### Written request:
Give the listing again character for character, but drop the images.

### Dataset excerpt:
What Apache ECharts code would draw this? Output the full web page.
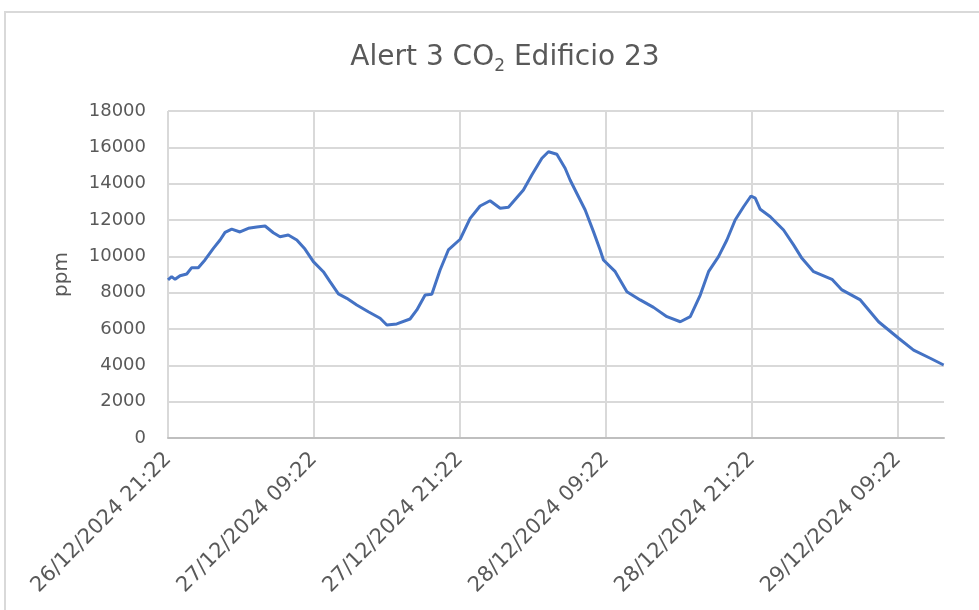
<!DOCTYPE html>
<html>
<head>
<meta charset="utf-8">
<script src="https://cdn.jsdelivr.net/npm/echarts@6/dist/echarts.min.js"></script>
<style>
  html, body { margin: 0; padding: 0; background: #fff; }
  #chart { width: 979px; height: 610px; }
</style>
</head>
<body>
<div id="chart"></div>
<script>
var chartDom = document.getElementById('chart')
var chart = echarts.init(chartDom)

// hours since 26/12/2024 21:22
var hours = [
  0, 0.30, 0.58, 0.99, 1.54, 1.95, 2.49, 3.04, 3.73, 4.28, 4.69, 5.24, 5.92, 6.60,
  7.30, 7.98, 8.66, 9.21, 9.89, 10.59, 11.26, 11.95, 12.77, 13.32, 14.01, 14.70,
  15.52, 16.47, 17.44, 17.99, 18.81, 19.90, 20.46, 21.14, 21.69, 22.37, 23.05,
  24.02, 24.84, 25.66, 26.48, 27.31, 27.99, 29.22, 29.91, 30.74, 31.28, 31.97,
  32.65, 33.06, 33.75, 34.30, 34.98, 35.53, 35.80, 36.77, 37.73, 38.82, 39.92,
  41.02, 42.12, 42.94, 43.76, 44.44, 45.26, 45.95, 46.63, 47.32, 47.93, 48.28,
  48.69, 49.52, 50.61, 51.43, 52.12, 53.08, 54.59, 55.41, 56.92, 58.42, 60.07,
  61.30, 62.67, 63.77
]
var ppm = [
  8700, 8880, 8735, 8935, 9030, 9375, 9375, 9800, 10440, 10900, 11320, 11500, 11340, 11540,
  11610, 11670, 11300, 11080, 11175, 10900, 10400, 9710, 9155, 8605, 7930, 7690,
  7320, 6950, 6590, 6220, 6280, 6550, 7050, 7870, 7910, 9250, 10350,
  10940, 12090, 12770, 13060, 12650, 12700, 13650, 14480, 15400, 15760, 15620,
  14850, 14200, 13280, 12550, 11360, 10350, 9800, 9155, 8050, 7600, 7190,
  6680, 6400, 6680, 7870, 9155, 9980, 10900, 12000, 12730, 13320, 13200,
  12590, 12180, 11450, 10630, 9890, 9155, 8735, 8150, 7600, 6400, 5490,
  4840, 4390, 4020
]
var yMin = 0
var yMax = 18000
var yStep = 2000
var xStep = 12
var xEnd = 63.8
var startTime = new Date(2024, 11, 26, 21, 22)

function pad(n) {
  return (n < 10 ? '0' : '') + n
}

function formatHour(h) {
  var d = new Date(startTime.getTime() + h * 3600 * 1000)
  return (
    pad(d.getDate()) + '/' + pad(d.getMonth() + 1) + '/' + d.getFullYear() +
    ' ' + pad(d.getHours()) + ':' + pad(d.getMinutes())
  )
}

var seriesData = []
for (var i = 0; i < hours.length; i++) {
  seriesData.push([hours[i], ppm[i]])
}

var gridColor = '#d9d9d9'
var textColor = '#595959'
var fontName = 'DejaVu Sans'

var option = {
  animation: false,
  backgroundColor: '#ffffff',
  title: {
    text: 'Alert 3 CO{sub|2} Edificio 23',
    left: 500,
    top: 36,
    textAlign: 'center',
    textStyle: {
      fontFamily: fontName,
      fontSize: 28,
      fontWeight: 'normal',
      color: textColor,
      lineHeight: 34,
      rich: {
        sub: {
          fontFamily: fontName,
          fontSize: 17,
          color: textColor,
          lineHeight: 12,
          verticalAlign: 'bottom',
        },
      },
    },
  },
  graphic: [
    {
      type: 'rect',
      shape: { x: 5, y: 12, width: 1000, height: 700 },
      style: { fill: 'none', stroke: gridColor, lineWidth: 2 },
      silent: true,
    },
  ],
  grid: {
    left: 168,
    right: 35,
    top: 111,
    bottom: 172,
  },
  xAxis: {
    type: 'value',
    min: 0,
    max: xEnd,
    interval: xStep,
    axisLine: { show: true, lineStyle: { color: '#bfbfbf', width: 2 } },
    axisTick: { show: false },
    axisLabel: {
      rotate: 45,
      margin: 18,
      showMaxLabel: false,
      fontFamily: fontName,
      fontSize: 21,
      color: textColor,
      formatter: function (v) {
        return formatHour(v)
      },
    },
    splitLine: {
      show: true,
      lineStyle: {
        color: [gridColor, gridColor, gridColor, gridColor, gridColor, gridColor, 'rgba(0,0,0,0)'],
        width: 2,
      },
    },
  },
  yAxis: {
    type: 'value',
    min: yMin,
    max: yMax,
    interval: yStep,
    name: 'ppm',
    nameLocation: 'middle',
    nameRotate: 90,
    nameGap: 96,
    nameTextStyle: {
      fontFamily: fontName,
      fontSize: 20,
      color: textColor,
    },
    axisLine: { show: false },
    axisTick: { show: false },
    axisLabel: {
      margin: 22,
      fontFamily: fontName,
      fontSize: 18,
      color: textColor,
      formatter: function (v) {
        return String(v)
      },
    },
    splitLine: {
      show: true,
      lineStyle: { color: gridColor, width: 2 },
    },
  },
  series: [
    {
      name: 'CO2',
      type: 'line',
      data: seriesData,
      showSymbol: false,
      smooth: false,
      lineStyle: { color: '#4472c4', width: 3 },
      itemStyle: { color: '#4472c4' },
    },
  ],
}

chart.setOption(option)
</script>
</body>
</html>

### Result of the exercise:
What Apache ECharts code would draw this? Output the full web page.
<!DOCTYPE html>
<html>
<head>
<meta charset="utf-8">
<script src="https://cdn.jsdelivr.net/npm/echarts@6/dist/echarts.min.js"></script>
<style>
  html, body { margin: 0; padding: 0; background: #fff; }
  #chart { width: 979px; height: 610px; }
</style>
</head>
<body>
<div id="chart"></div>
<script>
var chartDom = document.getElementById('chart')
var chart = echarts.init(chartDom)

// hours since 26/12/2024 21:22
var hours = [
  0, 0.30, 0.58, 0.99, 1.54, 1.95, 2.49, 3.04, 3.73, 4.28, 4.69, 5.24, 5.92, 6.60,
  7.30, 7.98, 8.66, 9.21, 9.89, 10.59, 11.26, 11.95, 12.77, 13.32, 14.01, 14.70,
  15.52, 16.47, 17.44, 17.99, 18.81, 19.90, 20.46, 21.14, 21.69, 22.37, 23.05,
  24.02, 24.84, 25.66, 26.48, 27.31, 27.99, 29.22, 29.91, 30.74, 31.28, 31.97,
  32.65, 33.06, 33.75, 34.30, 34.98, 35.53, 35.80, 36.77, 37.73, 38.82, 39.92,
  41.02, 42.12, 42.94, 43.76, 44.44, 45.26, 45.95, 46.63, 47.32, 47.93, 48.28,
  48.69, 49.52, 50.61, 51.43, 52.12, 53.08, 54.59, 55.41, 56.92, 58.42, 60.07,
  61.30, 62.67, 63.77
]
var ppm = [
  8700, 8880, 8735, 8935, 9030, 9375, 9375, 9800, 10440, 10900, 11320, 11500, 11340, 11540,
  11610, 11670, 11300, 11080, 11175, 10900, 10400, 9710, 9155, 8605, 7930, 7690,
  7320, 6950, 6590, 6220, 6280, 6550, 7050, 7870, 7910, 9250, 10350,
  10940, 12090, 12770, 13060, 12650, 12700, 13650, 14480, 15400, 15760, 15620,
  14850, 14200, 13280, 12550, 11360, 10350, 9800, 9155, 8050, 7600, 7190,
  6680, 6400, 6680, 7870, 9155, 9980, 10900, 12000, 12730, 13320, 13200,
  12590, 12180, 11450, 10630, 9890, 9155, 8735, 8150, 7600, 6400, 5490,
  4840, 4390, 4020
]
var yMin = 0
var yMax = 18000
var yStep = 2000
var xStep = 12
var xEnd = 63.8
var startTime = new Date(2024, 11, 26, 21, 22)

function pad(n) {
  return (n < 10 ? '0' : '') + n
}

function formatHour(h) {
  var d = new Date(startTime.getTime() + h * 3600 * 1000)
  return (
    pad(d.getDate()) + '/' + pad(d.getMonth() + 1) + '/' + d.getFullYear() +
    ' ' + pad(d.getHours()) + ':' + pad(d.getMinutes())
  )
}

var seriesData = []
for (var i = 0; i < hours.length; i++) {
  seriesData.push([hours[i], ppm[i]])
}

var gridColor = '#d9d9d9'
var textColor = '#595959'
var fontName = 'DejaVu Sans'

var option = {
  animation: false,
  backgroundColor: '#ffffff',
  title: {
    text: 'Alert 3 CO{sub|2} Edificio 23',
    left: 500,
    top: 36,
    textAlign: 'center',
    textStyle: {
      fontFamily: fontName,
      fontSize: 28,
      fontWeight: 'normal',
      color: textColor,
      lineHeight: 34,
      rich: {
        sub: {
          fontFamily: fontName,
          fontSize: 17,
          color: textColor,
          lineHeight: 12,
          verticalAlign: 'bottom',
        },
      },
    },
  },
  graphic: [
    {
      type: 'rect',
      shape: { x: 5, y: 12, width: 1000, height: 700 },
      style: { fill: 'none', stroke: gridColor, lineWidth: 2 },
      silent: true,
    },
  ],
  grid: {
    left: 168,
    right: 35,
    top: 111,
    bottom: 172,
  },
  xAxis: {
    type: 'value',
    min: 0,
    max: xEnd,
    interval: xStep,
    axisLine: { show: true, lineStyle: { color: '#bfbfbf', width: 2 } },
    axisTick: { show: false },
    axisLabel: {
      rotate: 45,
      margin: 18,
      showMaxLabel: false,
      fontFamily: fontName,
      fontSize: 21,
      color: textColor,
      formatter: function (v) {
        return formatHour(v)
      },
    },
    splitLine: {
      show: true,
      lineStyle: {
        color: [gridColor, gridColor, gridColor, gridColor, gridColor, gridColor, 'rgba(0,0,0,0)'],
        width: 2,
      },
    },
  },
  yAxis: {
    type: 'value',
    min: yMin,
    max: yMax,
    interval: yStep,
    name: 'ppm',
    nameLocation: 'middle',
    nameRotate: 90,
    nameGap: 96,
    nameTextStyle: {
      fontFamily: fontName,
      fontSize: 20,
      color: textColor,
    },
    axisLine: { show: false },
    axisTick: { show: false },
    axisLabel: {
      margin: 22,
      fontFamily: fontName,
      fontSize: 18,
      color: textColor,
      formatter: function (v) {
        return String(v)
      },
    },
    splitLine: {
      show: true,
      lineStyle: { color: gridColor, width: 2 },
    },
  },
  series: [
    {
      name: 'CO2',
      type: 'line',
      data: seriesData,
      showSymbol: false,
      smooth: false,
      lineStyle: { color: '#4472c4', width: 3 },
      itemStyle: { color: '#4472c4' },
    },
  ],
}

chart.setOption(option)
</script>
</body>
</html>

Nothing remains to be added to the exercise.